Jon Bingham, Interim Group Chief Financial Officer
On your CRE question, Ed, so of the 1.1 billion increase in Asia wholesale Stage 3s, most of that was Hong Kong CRE. The picture is very similar to how we described it at the second quarter. We could see more migrations into Stage 3 until interest rates begin to ease the cash flow pressures in those businesses. But given the collateral levels that we have against that portfolio, we don't see this as a major driver of ECL risk going forward. We are focused on supporting our customers through this transition period. Thanks, Ed.
Georges Elhedery, Group Chief Executive
Thank you very much, Ed.
Operator, Operator
That ends today's Q&A. So I will now hand back to George for closing remarks. Thank you.

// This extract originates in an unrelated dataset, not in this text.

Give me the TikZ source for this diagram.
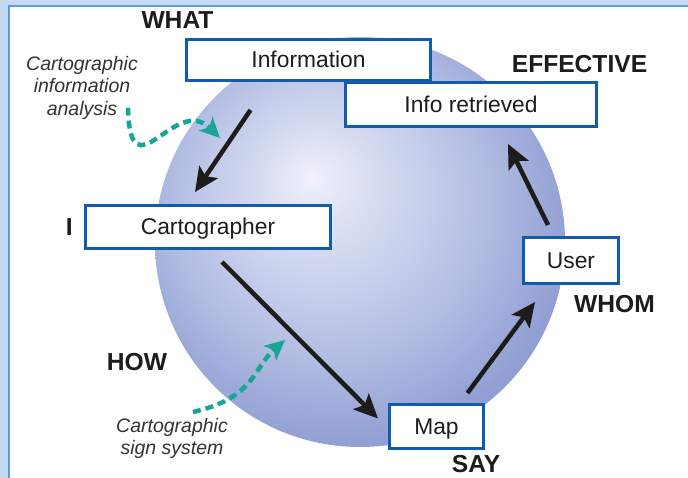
\documentclass[tikz,border=0pt]{standalone}
\usepackage{fontspec}
\setmainfont{Liberation Sans}
\usetikzlibrary{arrows.meta,positioning,calc}
\definecolor{framefill}{RGB}{196,218,241}
\definecolor{frameline}{RGB}{94,154,222}
\definecolor{boxblue}{RGB}{18,92,172}
\definecolor{hintteal}{RGB}{22,166,150}
\definecolor{inkblack}{RGB}{30,27,27}
\definecolor{globe0}{RGB}{240,242,251}
\definecolor{globe1}{RGB}{218,223,242}
\definecolor{globe2}{RGB}{178,189,227}
\definecolor{globe3}{RGB}{146,160,212}
\definecolor{globe4}{RGB}{132,147,204}
\pgfdeclareradialshading{globe}{\pgfpoint{-6bp}{8bp}}{color(0bp)=(globe0); color(6bp)=(globe1); color(19bp)=(globe2); color(28bp)=(globe3); color(36bp)=(globe4); color(50bp)=(globe4)}
\tikzset{
box/.style = {draw=boxblue, fill=white, rectangle, line width=3pt, inner sep=0pt, align=center, text=inkblack, font=\fontsize{22.8}{27}\selectfont, text height=16pt, text depth=0pt},
tag/.style = {inner sep=0pt, text=inkblack, font=\fontsize{24.6}{29}\selectfont\bfseries},
note/.style = {inner sep=0pt, align=center, text=inkblack!90, font=\fontsize{19.5}{22.5}\selectfont\itshape},
flow/.style = {->, draw=inkblack, line width=4.5pt},
hint/.style = {-{Stealth[length=20pt,width=19pt,inset=5pt]}, draw=hintteal, line width=4.5pt, dash pattern=on 8pt off 5pt},
}
\begin{document}
\begin{tikzpicture}[x=1pt, y=-1pt, >={Stealth[length=24pt,width=22pt,inset=5pt]}]
    % frame
    \useasboundingbox (0,0) rectangle (688,478);
    \fill[white] (0,0) rectangle (688,478);
    \fill[framefill] (0,0) rectangle (688,5);
    \fill[framefill] (0,0) rectangle (8,478);
    \fill[frameline] (8,5) rectangle (688,7);
    \fill[frameline] (8,5) rectangle (10,478);

    % globe
    \shade[shading=globe] (360,242) circle[radius=205];

    \node [box, minimum width=244pt, minimum height=41pt] (info) at (308.5,60) {Information};
    \node [box, minimum width=251pt, minimum height=44pt] (retr) at (471,104.5) {Info retrieved};
    \node [box, minimum width=245pt, minimum height=43pt] (carto) at (208,227) {Cartographer};
    \node [box, minimum width=95pt, minimum height=46pt] (user) at (571,260.5) {User};
    \node [box, minimum width=94pt, minimum height=44pt] (map) at (436.5,426.5) {Map};

    \node [tag] (what) at (177.5,20.5) {WHAT};
    \node [tag] (effective) at (579.5,64) {EFFECTIVE};
    \node [tag, left=11pt of carto] (i) {I};
    \node [tag] (how) at (137,362.5) {HOW};
    \node [tag] (whom) at (614.5,304) {WHOM};
    \node [tag] (say) at (476,464.5) {SAY};

    \node [note, anchor=north] (analysis) at (82,56) {Cartographic\\information\\analysis};
    \node [note, anchor=north] (signs) at (172,418) {Cartographic\\sign system};

    \draw [flow] ($(info.south)+(-58,28)$) -- ($(carto.north)+(-13,-12)$);
    \draw [flow] ($(carto.south)+(14,12)$) -- ($(map.west)+(-10,-8)$);
    \draw [flow] ($(map.north)+(31,-10)$) -- ($(user.south)+(-36,17)$);
    \draw [flow] ($(user.north)+(-23,-11)$) -- ($(retr.south)+(37,16)$);

    \coordinate (aimA) at (220,138);
    \coordinate (aimB) at (285,340);
    \draw [hint] ($(analysis.south east)+(-10,-12)$) .. controls +(2,90) and +(-45,-45) .. (aimA);
    \draw [hint] ($(signs.north)+(21,-6)$) .. controls +(62,-14) and +(-32,28) .. (aimB);
\end{tikzpicture}
\end{document}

Georges Elhedery, Group Chief Executive
Thank you, Louise, and thank you, everyone, for your questions today. To recap, we delivered another good quarter, which shows that our strategy is working. We have reconfirmed all of our guidance, including a mid-teens return on tangible equity for 2024 and for 2025, excluding notable items. And I'm committed to building on this, which our organization will enable us to do by simplifying and streamlining the group. We will share more details at our full year results in February, as part of a wider business update. Neil and the team are available to answer any questions, and I look forward to speaking with you again very soon. Please enjoy the rest of the day, wherever you are, and thank you again.
Operator, Operator
Thank you, ladies and gentlemen, for joining today's webinar. You may now disconnect your lines.